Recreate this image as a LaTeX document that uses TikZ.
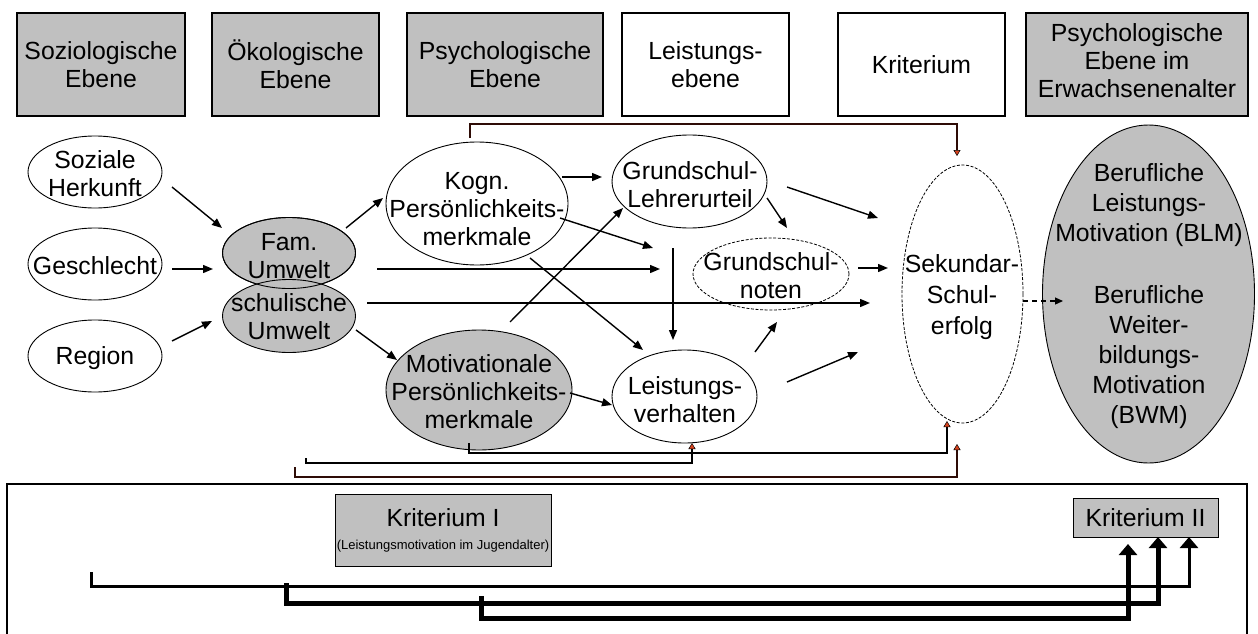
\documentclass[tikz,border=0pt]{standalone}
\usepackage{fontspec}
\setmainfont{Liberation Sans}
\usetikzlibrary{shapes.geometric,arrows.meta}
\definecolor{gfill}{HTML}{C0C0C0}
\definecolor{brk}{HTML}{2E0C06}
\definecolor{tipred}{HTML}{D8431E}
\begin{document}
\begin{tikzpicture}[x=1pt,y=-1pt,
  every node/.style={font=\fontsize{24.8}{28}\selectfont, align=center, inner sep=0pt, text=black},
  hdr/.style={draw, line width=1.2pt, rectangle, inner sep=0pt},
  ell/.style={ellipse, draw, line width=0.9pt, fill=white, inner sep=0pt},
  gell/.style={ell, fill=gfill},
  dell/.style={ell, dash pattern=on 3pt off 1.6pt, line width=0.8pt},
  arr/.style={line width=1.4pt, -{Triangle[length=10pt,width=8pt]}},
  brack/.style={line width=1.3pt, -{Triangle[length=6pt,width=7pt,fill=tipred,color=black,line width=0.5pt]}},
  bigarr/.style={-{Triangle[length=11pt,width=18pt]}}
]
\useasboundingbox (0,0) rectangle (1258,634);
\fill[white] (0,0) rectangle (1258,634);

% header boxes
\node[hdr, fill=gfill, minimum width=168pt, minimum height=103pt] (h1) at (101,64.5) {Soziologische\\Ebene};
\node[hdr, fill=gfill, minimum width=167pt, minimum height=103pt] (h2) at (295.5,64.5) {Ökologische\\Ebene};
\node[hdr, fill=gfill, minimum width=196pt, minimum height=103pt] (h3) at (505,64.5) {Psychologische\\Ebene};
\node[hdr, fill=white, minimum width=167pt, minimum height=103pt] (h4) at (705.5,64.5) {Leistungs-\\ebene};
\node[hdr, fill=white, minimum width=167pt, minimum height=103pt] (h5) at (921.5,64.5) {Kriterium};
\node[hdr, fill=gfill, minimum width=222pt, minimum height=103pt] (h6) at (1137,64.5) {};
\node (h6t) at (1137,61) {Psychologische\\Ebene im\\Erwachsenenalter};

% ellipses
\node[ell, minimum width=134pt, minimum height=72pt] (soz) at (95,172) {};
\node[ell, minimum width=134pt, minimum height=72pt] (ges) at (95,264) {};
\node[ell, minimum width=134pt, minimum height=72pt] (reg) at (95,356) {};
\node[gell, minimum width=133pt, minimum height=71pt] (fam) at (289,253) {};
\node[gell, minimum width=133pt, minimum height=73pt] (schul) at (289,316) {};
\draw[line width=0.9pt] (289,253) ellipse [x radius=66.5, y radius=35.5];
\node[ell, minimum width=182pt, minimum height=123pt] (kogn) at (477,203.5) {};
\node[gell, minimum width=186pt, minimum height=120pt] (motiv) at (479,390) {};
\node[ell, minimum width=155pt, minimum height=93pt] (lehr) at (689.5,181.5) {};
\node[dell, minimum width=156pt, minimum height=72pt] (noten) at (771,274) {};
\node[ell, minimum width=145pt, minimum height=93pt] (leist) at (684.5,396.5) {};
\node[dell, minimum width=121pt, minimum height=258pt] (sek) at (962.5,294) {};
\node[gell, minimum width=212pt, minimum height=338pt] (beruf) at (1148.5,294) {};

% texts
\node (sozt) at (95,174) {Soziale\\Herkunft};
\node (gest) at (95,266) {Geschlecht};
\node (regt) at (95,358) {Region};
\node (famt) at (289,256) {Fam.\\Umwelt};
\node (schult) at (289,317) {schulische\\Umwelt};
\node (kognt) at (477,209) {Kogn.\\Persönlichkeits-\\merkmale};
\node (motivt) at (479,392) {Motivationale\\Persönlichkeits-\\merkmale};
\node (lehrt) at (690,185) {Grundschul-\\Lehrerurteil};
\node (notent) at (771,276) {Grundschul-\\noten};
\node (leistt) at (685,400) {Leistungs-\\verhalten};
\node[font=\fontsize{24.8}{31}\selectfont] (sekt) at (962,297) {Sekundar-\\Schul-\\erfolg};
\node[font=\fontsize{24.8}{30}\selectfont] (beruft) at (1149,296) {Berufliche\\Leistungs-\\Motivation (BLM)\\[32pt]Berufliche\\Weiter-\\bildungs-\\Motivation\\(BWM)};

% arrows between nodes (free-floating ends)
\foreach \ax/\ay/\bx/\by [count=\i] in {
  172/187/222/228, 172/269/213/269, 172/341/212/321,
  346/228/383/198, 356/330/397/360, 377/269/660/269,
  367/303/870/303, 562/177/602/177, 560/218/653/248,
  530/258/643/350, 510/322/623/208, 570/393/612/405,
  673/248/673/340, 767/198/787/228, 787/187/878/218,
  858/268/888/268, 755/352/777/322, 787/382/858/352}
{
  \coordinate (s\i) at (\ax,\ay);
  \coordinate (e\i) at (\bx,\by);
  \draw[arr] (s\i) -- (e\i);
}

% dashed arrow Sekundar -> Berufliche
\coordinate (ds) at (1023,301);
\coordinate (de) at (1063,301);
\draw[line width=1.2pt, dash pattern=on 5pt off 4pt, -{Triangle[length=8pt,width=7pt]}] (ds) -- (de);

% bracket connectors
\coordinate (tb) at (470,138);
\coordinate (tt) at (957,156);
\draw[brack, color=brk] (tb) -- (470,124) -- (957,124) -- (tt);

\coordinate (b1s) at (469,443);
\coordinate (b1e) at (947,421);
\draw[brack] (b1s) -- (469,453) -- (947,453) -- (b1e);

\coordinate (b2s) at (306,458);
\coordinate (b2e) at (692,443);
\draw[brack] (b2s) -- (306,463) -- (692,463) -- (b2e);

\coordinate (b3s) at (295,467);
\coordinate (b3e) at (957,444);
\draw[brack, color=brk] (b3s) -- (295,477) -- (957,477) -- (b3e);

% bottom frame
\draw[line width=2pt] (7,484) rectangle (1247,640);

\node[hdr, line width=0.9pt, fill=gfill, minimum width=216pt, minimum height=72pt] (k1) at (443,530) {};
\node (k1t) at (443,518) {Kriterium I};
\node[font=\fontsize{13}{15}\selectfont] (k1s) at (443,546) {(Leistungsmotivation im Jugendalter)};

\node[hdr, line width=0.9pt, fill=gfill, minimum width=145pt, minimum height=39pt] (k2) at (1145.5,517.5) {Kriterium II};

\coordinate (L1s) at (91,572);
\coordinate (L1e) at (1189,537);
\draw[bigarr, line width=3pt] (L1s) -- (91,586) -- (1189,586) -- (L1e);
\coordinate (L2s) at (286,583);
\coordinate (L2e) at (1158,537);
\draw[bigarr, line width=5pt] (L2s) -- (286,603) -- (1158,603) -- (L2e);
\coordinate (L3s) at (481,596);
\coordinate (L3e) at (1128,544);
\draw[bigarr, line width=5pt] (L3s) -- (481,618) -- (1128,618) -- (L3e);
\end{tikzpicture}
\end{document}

* **EXERCISE TASK**: Copy each line exactly, and leave the pictures out of your copy.

* **FULL ANSWER**:
Recreate this image as a LaTeX document that uses TikZ.
\documentclass[tikz,border=0pt]{standalone}
\usepackage{fontspec}
\setmainfont{Liberation Sans}
\usetikzlibrary{shapes.geometric,arrows.meta}
\definecolor{gfill}{HTML}{C0C0C0}
\definecolor{brk}{HTML}{2E0C06}
\definecolor{tipred}{HTML}{D8431E}
\begin{document}
\begin{tikzpicture}[x=1pt,y=-1pt,
  every node/.style={font=\fontsize{24.8}{28}\selectfont, align=center, inner sep=0pt, text=black},
  hdr/.style={draw, line width=1.2pt, rectangle, inner sep=0pt},
  ell/.style={ellipse, draw, line width=0.9pt, fill=white, inner sep=0pt},
  gell/.style={ell, fill=gfill},
  dell/.style={ell, dash pattern=on 3pt off 1.6pt, line width=0.8pt},
  arr/.style={line width=1.4pt, -{Triangle[length=10pt,width=8pt]}},
  brack/.style={line width=1.3pt, -{Triangle[length=6pt,width=7pt,fill=tipred,color=black,line width=0.5pt]}},
  bigarr/.style={-{Triangle[length=11pt,width=18pt]}}
]
\useasboundingbox (0,0) rectangle (1258,634);
\fill[white] (0,0) rectangle (1258,634);

% header boxes
\node[hdr, fill=gfill, minimum width=168pt, minimum height=103pt] (h1) at (101,64.5) {Soziologische\\Ebene};
\node[hdr, fill=gfill, minimum width=167pt, minimum height=103pt] (h2) at (295.5,64.5) {Ökologische\\Ebene};
\node[hdr, fill=gfill, minimum width=196pt, minimum height=103pt] (h3) at (505,64.5) {Psychologische\\Ebene};
\node[hdr, fill=white, minimum width=167pt, minimum height=103pt] (h4) at (705.5,64.5) {Leistungs-\\ebene};
\node[hdr, fill=white, minimum width=167pt, minimum height=103pt] (h5) at (921.5,64.5) {Kriterium};
\node[hdr, fill=gfill, minimum width=222pt, minimum height=103pt] (h6) at (1137,64.5) {};
\node (h6t) at (1137,61) {Psychologische\\Ebene im\\Erwachsenenalter};

% ellipses
\node[ell, minimum width=134pt, minimum height=72pt] (soz) at (95,172) {};
\node[ell, minimum width=134pt, minimum height=72pt] (ges) at (95,264) {};
\node[ell, minimum width=134pt, minimum height=72pt] (reg) at (95,356) {};
\node[gell, minimum width=133pt, minimum height=71pt] (fam) at (289,253) {};
\node[gell, minimum width=133pt, minimum height=73pt] (schul) at (289,316) {};
\draw[line width=0.9pt] (289,253) ellipse [x radius=66.5, y radius=35.5];
\node[ell, minimum width=182pt, minimum height=123pt] (kogn) at (477,203.5) {};
\node[gell, minimum width=186pt, minimum height=120pt] (motiv) at (479,390) {};
\node[ell, minimum width=155pt, minimum height=93pt] (lehr) at (689.5,181.5) {};
\node[dell, minimum width=156pt, minimum height=72pt] (noten) at (771,274) {};
\node[ell, minimum width=145pt, minimum height=93pt] (leist) at (684.5,396.5) {};
\node[dell, minimum width=121pt, minimum height=258pt] (sek) at (962.5,294) {};
\node[gell, minimum width=212pt, minimum height=338pt] (beruf) at (1148.5,294) {};

% texts
\node (sozt) at (95,174) {Soziale\\Herkunft};
\node (gest) at (95,266) {Geschlecht};
\node (regt) at (95,358) {Region};
\node (famt) at (289,256) {Fam.\\Umwelt};
\node (schult) at (289,317) {schulische\\Umwelt};
\node (kognt) at (477,209) {Kogn.\\Persönlichkeits-\\merkmale};
\node (motivt) at (479,392) {Motivationale\\Persönlichkeits-\\merkmale};
\node (lehrt) at (690,185) {Grundschul-\\Lehrerurteil};
\node (notent) at (771,276) {Grundschul-\\noten};
\node (leistt) at (685,400) {Leistungs-\\verhalten};
\node[font=\fontsize{24.8}{31}\selectfont] (sekt) at (962,297) {Sekundar-\\Schul-\\erfolg};
\node[font=\fontsize{24.8}{30}\selectfont] (beruft) at (1149,296) {Berufliche\\Leistungs-\\Motivation (BLM)\\[32pt]Berufliche\\Weiter-\\bildungs-\\Motivation\\(BWM)};

% arrows between nodes (free-floating ends)
\foreach \ax/\ay/\bx/\by [count=\i] in {
  172/187/222/228, 172/269/213/269, 172/341/212/321,
  346/228/383/198, 356/330/397/360, 377/269/660/269,
  367/303/870/303, 562/177/602/177, 560/218/653/248,
  530/258/643/350, 510/322/623/208, 570/393/612/405,
  673/248/673/340, 767/198/787/228, 787/187/878/218,
  858/268/888/268, 755/352/777/322, 787/382/858/352}
{
  \coordinate (s\i) at (\ax,\ay);
  \coordinate (e\i) at (\bx,\by);
  \draw[arr] (s\i) -- (e\i);
}

% dashed arrow Sekundar -> Berufliche
\coordinate (ds) at (1023,301);
\coordinate (de) at (1063,301);
\draw[line width=1.2pt, dash pattern=on 5pt off 4pt, -{Triangle[length=8pt,width=7pt]}] (ds) -- (de);

% bracket connectors
\coordinate (tb) at (470,138);
\coordinate (tt) at (957,156);
\draw[brack, color=brk] (tb) -- (470,124) -- (957,124) -- (tt);

\coordinate (b1s) at (469,443);
\coordinate (b1e) at (947,421);
\draw[brack] (b1s) -- (469,453) -- (947,453) -- (b1e);

\coordinate (b2s) at (306,458);
\coordinate (b2e) at (692,443);
\draw[brack] (b2s) -- (306,463) -- (692,463) -- (b2e);

\coordinate (b3s) at (295,467);
\coordinate (b3e) at (957,444);
\draw[brack, color=brk] (b3s) -- (295,477) -- (957,477) -- (b3e);

% bottom frame
\draw[line width=2pt] (7,484) rectangle (1247,640);

\node[hdr, line width=0.9pt, fill=gfill, minimum width=216pt, minimum height=72pt] (k1) at (443,530) {};
\node (k1t) at (443,518) {Kriterium I};
\node[font=\fontsize{13}{15}\selectfont] (k1s) at (443,546) {(Leistungsmotivation im Jugendalter)};

\node[hdr, line width=0.9pt, fill=gfill, minimum width=145pt, minimum height=39pt] (k2) at (1145.5,517.5) {Kriterium II};

\coordinate (L1s) at (91,572);
\coordinate (L1e) at (1189,537);
\draw[bigarr, line width=3pt] (L1s) -- (91,586) -- (1189,586) -- (L1e);
\coordinate (L2s) at (286,583);
\coordinate (L2e) at (1158,537);
\draw[bigarr, line width=5pt] (L2s) -- (286,603) -- (1158,603) -- (L2e);
\coordinate (L3s) at (481,596);
\coordinate (L3e) at (1128,544);
\draw[bigarr, line width=5pt] (L3s) -- (481,618) -- (1128,618) -- (L3e);
\end{tikzpicture}
\end{document}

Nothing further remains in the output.